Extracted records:
──────────────────────────────
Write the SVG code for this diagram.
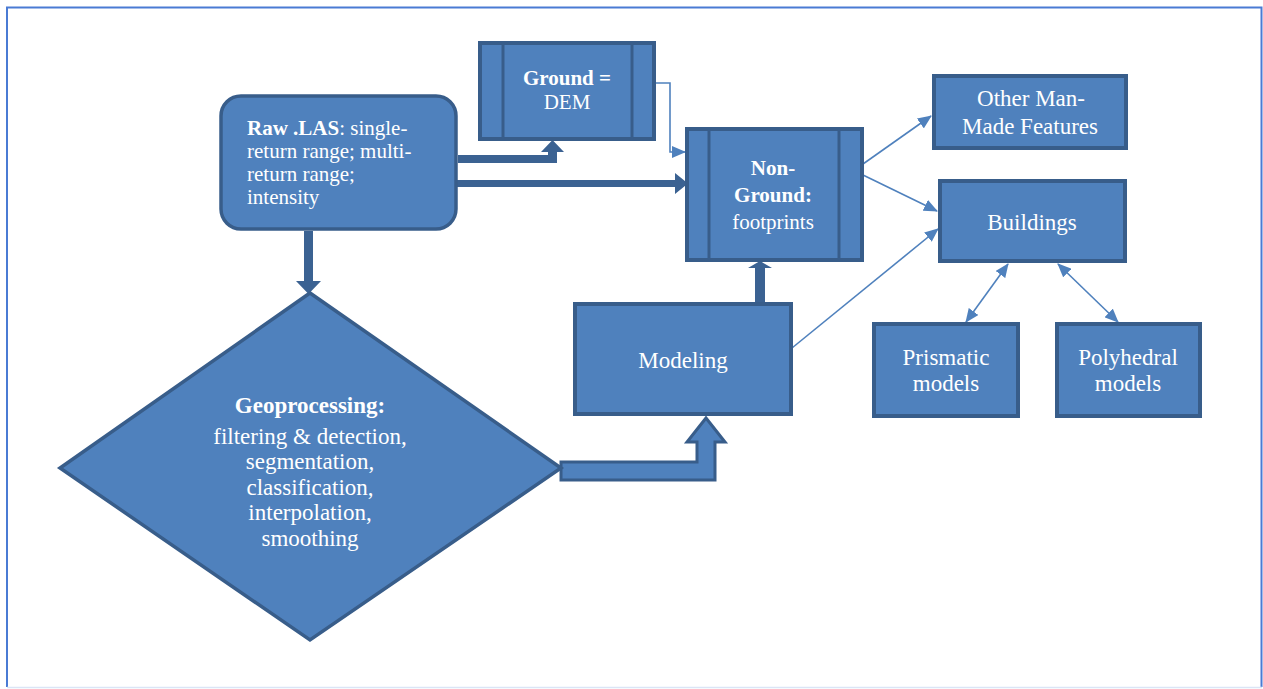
<svg xmlns="http://www.w3.org/2000/svg" width="1263" height="689" viewBox="0 0 1263 689">
<defs>
<style>
.node{fill:#4f81bd;stroke:#385d8a;stroke-width:4}
.inner{stroke:#385d8a;stroke-width:3}
.t{font-family:"Liberation Serif","Times New Roman",serif;font-size:21px;fill:#ffffff}
.l{font-size:23px}
.c{text-anchor:middle}
.b{font-weight:bold}
.blk{fill:#3b6292;stroke:none}
.blko{fill:#4f81bd;stroke:#385d8a;stroke-width:3;stroke-linejoin:miter}
.thin{fill:none;stroke:#4f81bd;stroke-width:1.6}
</style>
<marker id="ah" markerUnits="userSpaceOnUse" markerWidth="14" markerHeight="12" viewBox="0 0 14 12" refX="13" refY="6" orient="auto-start-reverse">
<path d="M0,0 L14,6 L0,12 Z" fill="#4f81bd"/>
</marker>
</defs>
<rect x="0" y="0" width="1263" height="689" fill="#ffffff"/>
<path d="M7,687 L7,7.5 L1261.5,7.5 L1261.5,687" fill="none" stroke="#4a7bd4" stroke-width="2"/>
<line x1="7" y1="687.5" x2="1262" y2="687.5" stroke="#dbe5f6" stroke-width="1.5"/>

<g id="connectors">
<polygon class="blk" points="458,155 548,155 548,152 541,152 552.5,140 564,152 557,152 557,163 458,163"/>
<polygon class="blk" points="457,180 675,180 675,173 688,183.5 675,194 675,187 457,187"/>
<polygon class="blk" points="304,231 313,231 313,281 321,281 308.5,294 296,281 304,281"/>
<polygon class="blko" points="561,462 697,462 697,442 687,442 706,418 725,442 715,442 715,480 561,480"/>
<polygon class="blk" points="755,303 755,268 748,268 760,261 772,268 765,268 765,303"/>
<polyline class="thin" points="655,83 670,83 670,152 685,152" marker-end="url(#ah)"/>
<line class="thin" x1="863" y1="164" x2="931" y2="116" marker-end="url(#ah)"/>
<line class="thin" x1="863" y1="175" x2="937" y2="211" marker-end="url(#ah)"/>
<line class="thin" x1="792" y1="348" x2="938" y2="229" marker-end="url(#ah)"/>
<line class="thin" x1="1008" y1="264" x2="966" y2="322" marker-start="url(#ah)" marker-end="url(#ah)"/>
<line class="thin" x1="1058" y1="264" x2="1118" y2="322" marker-start="url(#ah)" marker-end="url(#ah)"/>
</g>

<g id="raw">
<rect class="node" x="221" y="96" width="235" height="133" rx="20" ry="20" style="stroke-width:3.5"/>
<text class="t" x="247" y="135"><tspan class="b">Raw .LAS</tspan>: single-</text>
<text class="t" x="247" y="158">return range; multi-</text>
<text class="t" x="247" y="181">return range;</text>
<text class="t" x="247" y="204">intensity</text>
</g>

<g id="ground">
<rect class="node" x="480" y="43" width="174" height="96"/>
<line class="inner" x1="503" y1="43" x2="503" y2="139"/>
<line class="inner" x1="632" y1="43" x2="632" y2="139"/>
<text class="t c b" x="567" y="85">Ground =</text>
<text class="t c" x="567" y="109">DEM</text>
</g>

<g id="nonground">
<rect class="node" x="687" y="129" width="175" height="131"/>
<line class="inner" x1="709" y1="129" x2="709" y2="260"/>
<line class="inner" x1="839" y1="129" x2="839" y2="260"/>
<text class="t c b" x="773" y="175">Non-</text>
<text class="t c b" x="773" y="202">Ground:</text>
<text class="t c" x="773" y="229">footprints</text>
</g>

<g id="other">
<rect class="node" x="934" y="76" width="192" height="72"/>
<text class="t l c" x="1031" y="106">Other Man-</text>
<text class="t l c" x="1030" y="134">Made Features</text>
</g>

<g id="buildings">
<rect class="node" x="940" y="181" width="185" height="80"/>
<text class="t l c" x="1032" y="230">Buildings</text>
</g>

<g id="modeling">
<rect class="node" x="575" y="304" width="216" height="110"/>
<text class="t l c" x="683" y="368">Modeling</text>
</g>

<g id="prismatic">
<rect class="node" x="874" y="324" width="144" height="92"/>
<text class="t l c" x="946" y="365">Prismatic</text>
<text class="t l c" x="946" y="391">models</text>
</g>

<g id="polyhedral">
<rect class="node" x="1057" y="324" width="143" height="92"/>
<text class="t l c" x="1128" y="365">Polyhedral</text>
<text class="t l c" x="1128" y="391">models</text>
</g>

<g id="geoprocessing">
<polygon class="node" points="310,293 561,468 310,640 60,468" style="stroke-width:3.5"/>
<text class="t l c b" x="310" y="413">Geoprocessing:</text>
<text class="t l c" x="310" y="444">filtering &amp; detection,</text>
<text class="t l c" x="310" y="469">segmentation,</text>
<text class="t l c" x="310" y="495">classification,</text>
<text class="t l c" x="310" y="520">interpolation,</text>
<text class="t l c" x="310" y="546">smoothing</text>
</g>
</svg>
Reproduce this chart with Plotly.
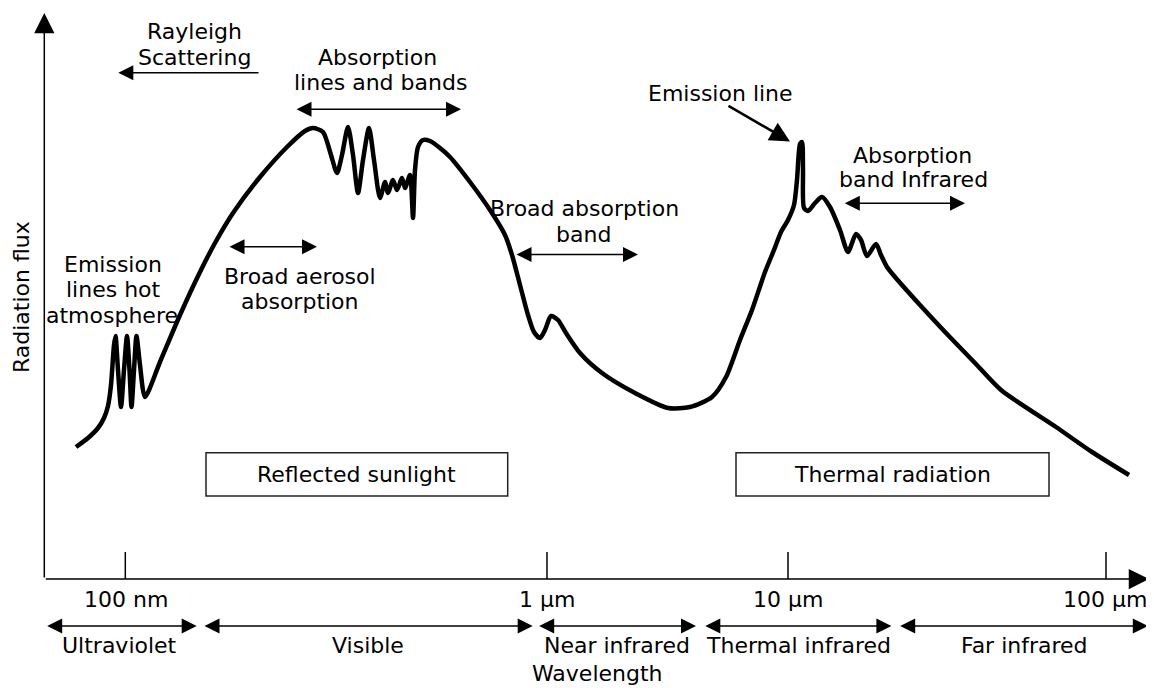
import plotly.graph_objects as go

# ---- data (schematic units: x = position along wavelength axis, y = radiation flux) ----
curve_x = [76, 88, 98, 104, 108, 111, 114, 115.5, 118, 121, 124, 127, 129.5, 131.5, 134, 136.5,
           140, 145, 160, 180, 200, 215, 233, 260, 287, 305, 313, 323, 331, 337, 342, 348, 353,
           358, 363, 369, 374, 380, 385, 388, 393, 397, 402, 405, 410, 413, 415, 418, 423, 430,
           440, 450, 470, 490, 505, 512, 520, 528, 534, 540, 545, 551, 558, 566, 580, 602, 635,
           668, 690, 712, 726, 740, 752, 765, 774, 781, 788, 794, 797, 800, 802, 803, 804, 808,
           815, 822, 830, 840, 848, 856, 861, 867, 876, 881, 887, 895, 920, 946, 975, 1001, 1056,
           1092, 1129]
curve_flux = [132, 141, 151, 161, 173, 194, 234, 243, 209, 172, 209, 243, 209, 172, 209, 243,
              214, 182, 217, 264, 307, 336, 366, 402, 432, 448, 451, 447, 424, 406, 424, 452, 424,
              386, 419, 451, 419, 381, 397, 386, 399, 389, 401, 391, 404, 361, 409, 432, 439, 438,
              431, 422, 397, 369, 344, 324, 294, 264, 247, 241, 249, 263, 259, 246, 226, 206, 186,
              171, 172, 182, 202, 239, 269, 307, 329, 347, 359, 374, 399, 435, 437, 409, 371, 368,
              376, 382, 372, 349, 327, 345, 339, 323, 335, 324, 312, 302, 274, 246, 216, 189, 152,
              127, 104]

tick_pos = [125.3, 547, 788, 1106]
tick_labels = ["100 nm", "1 µm", "10 µm", "100 µm"]
tick_label_x = [125.5, 547, 788, 1104]

region_labels = ["Ultraviolet", "Visible", "Near infrared", "Thermal infrared", "Far infrared"]
region_start = [45.7, 203, 537.7, 703.8, 898.7]
region_end = [196.7, 532.7, 696, 891.4, 1147.8]
region_label_x = [119.7, 368, 617, 798, 1024]

box_labels = ["Reflected sunlight", "Thermal radiation"]
box_start = [206, 736]
box_end = [507.7, 1049]

FONT = "DejaVu Sans"
FS = 22

fig = go.Figure()
fig.add_trace(go.Scatter(x=curve_x, y=curve_flux, mode="lines",
                         line=dict(color="black", width=4.5, shape="spline", smoothing=0.7),
                         hoverinfo="skip", showlegend=False))

annotations = []
shapes = []


def text(x, y, s, angle=0, xanchor="center"):
    annotations.append(dict(x=x, y=y, xref="x", yref="y", text=s, showarrow=False,
                            xanchor=xanchor, yanchor="middle", textangle=angle,
                            font=dict(family=FONT, size=FS, color="black")))


def arrow(x0, y0, x1, y1, both=False, width=1.5, size=2.0):
    annotations.append(dict(x=x1, y=y1, ax=x0, ay=y0, xref="x", yref="y", axref="x", ayref="y",
                            text="", showarrow=True, arrowhead=2, startarrowhead=2,
                            arrowside="end+start" if both else "end",
                            arrowwidth=width, arrowsize=size, startarrowsize=size,
                            arrowcolor="black", standoff=0, startstandoff=0))


# axes
arrow(44.3, 0, 44.3, 566, width=1.5, size=2.7)
arrow(44.3, 0, 1149, 0, width=1.5, size=2.7)
for tp in tick_pos:
    shapes.append(dict(type="line", x0=tp, x1=tp, y0=0, y1=27, xref="x", yref="y",
                       line=dict(color="black", width=1.5)))
for lx, lab in zip(tick_label_x, tick_labels):
    if lab == tick_labels[-1]:
        text(1149, -20.5, lab, xanchor="right")
    else:
        text(lx, -20.5, lab)

# wavelength regions
for s, e, lx, lab in zip(region_start, region_end, region_label_x, region_labels):
    arrow(s, -47, e, -47, both=True)
    text(lx, -66.5, lab)
text(597, -94, "Wavelength")
text(21, 282, "Radiation flux", angle=-90)

# boxes
for s, e, lab in zip(box_start, box_end, box_labels):
    shapes.append(dict(type="rect", x0=s, x1=e, y0=83, y1=126.3, xref="x", yref="y",
                       line=dict(color="#222222", width=1.5), fillcolor="rgba(0,0,0,0)"))
    text((s + e) / 2, 105, lab)

# feature labels
text(194, 548, "Rayleigh")
text(194, 522, "Scattering")
arrow(260, 506.3, 118.3, 506.3)

text(377, 521.5, "Absorption")
text(380, 496.5, "lines and bands")
arrow(295, 469.7, 461, 469.7, both=True)

text(720, 486, "Emission line")
arrow(727, 474, 790, 437.5, width=2.5, size=1.6)

text(912, 424, "Absorption")
text(913, 400, "band Infrared")
arrow(843.3, 375.7, 965, 375.7, both=True)

text(584, 370.5, "Broad absorption")
text(583, 345, "band")
arrow(515, 324.5, 638, 324.5, both=True)

text(113, 315, "Emission")
text(113, 290, "lines hot")
text(112, 264, "atmosphere")

text(299.5, 302.5, "Broad aerosol")
text(299.7, 278, "absorption")
arrow(228, 332.3, 317, 332.3, both=True)

# the page body adds an 8 px margin; the figure is 8 px smaller and the ranges start 8 px in
fig.update_layout(
    width=1146, height=680,
    margin=dict(l=0, r=0, t=0, b=0),
    paper_bgcolor="white", plot_bgcolor="white",
    xaxis=dict(range=[8, 1154], visible=False, fixedrange=True),
    yaxis=dict(range=[579 - 688, 579 - 8], visible=False, fixedrange=True),
    annotations=annotations, shapes=shapes,
    showlegend=False,
)

fig.write_html("out.html")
──────────────────────────────
Written task
Skip all pictures and retype only the stretch from the line that holds "Reproduce this chart with Plotly." through the line that holds "box_end = [507.7, 1049]", exactly as written.

Exercise result
Reproduce this chart with Plotly.
import plotly.graph_objects as go

# ---- data (schematic units: x = position along wavelength axis, y = radiation flux) ----
curve_x = [76, 88, 98, 104, 108, 111, 114, 115.5, 118, 121, 124, 127, 129.5, 131.5, 134, 136.5,
           140, 145, 160, 180, 200, 215, 233, 260, 287, 305, 313, 323, 331, 337, 342, 348, 353,
           358, 363, 369, 374, 380, 385, 388, 393, 397, 402, 405, 410, 413, 415, 418, 423, 430,
           440, 450, 470, 490, 505, 512, 520, 528, 534, 540, 545, 551, 558, 566, 580, 602, 635,
           668, 690, 712, 726, 740, 752, 765, 774, 781, 788, 794, 797, 800, 802, 803, 804, 808,
           815, 822, 830, 840, 848, 856, 861, 867, 876, 881, 887, 895, 920, 946, 975, 1001, 1056,
           1092, 1129]
curve_flux = [132, 141, 151, 161, 173, 194, 234, 243, 209, 172, 209, 243, 209, 172, 209, 243,
              214, 182, 217, 264, 307, 336, 366, 402, 432, 448, 451, 447, 424, 406, 424, 452, 424,
              386, 419, 451, 419, 381, 397, 386, 399, 389, 401, 391, 404, 361, 409, 432, 439, 438,
              431, 422, 397, 369, 344, 324, 294, 264, 247, 241, 249, 263, 259, 246, 226, 206, 186,
              171, 172, 182, 202, 239, 269, 307, 329, 347, 359, 374, 399, 435, 437, 409, 371, 368,
              376, 382, 372, 349, 327, 345, 339, 323, 335, 324, 312, 302, 274, 246, 216, 189, 152,
              127, 104]

tick_pos = [125.3, 547, 788, 1106]
tick_labels = ["100 nm", "1 µm", "10 µm", "100 µm"]
tick_label_x = [125.5, 547, 788, 1104]

region_labels = ["Ultraviolet", "Visible", "Near infrared", "Thermal infrared", "Far infrared"]
region_start = [45.7, 203, 537.7, 703.8, 898.7]
region_end = [196.7, 532.7, 696, 891.4, 1147.8]
region_label_x = [119.7, 368, 617, 798, 1024]

box_labels = ["Reflected sunlight", "Thermal radiation"]
box_start = [206, 736]
box_end = [507.7, 1049]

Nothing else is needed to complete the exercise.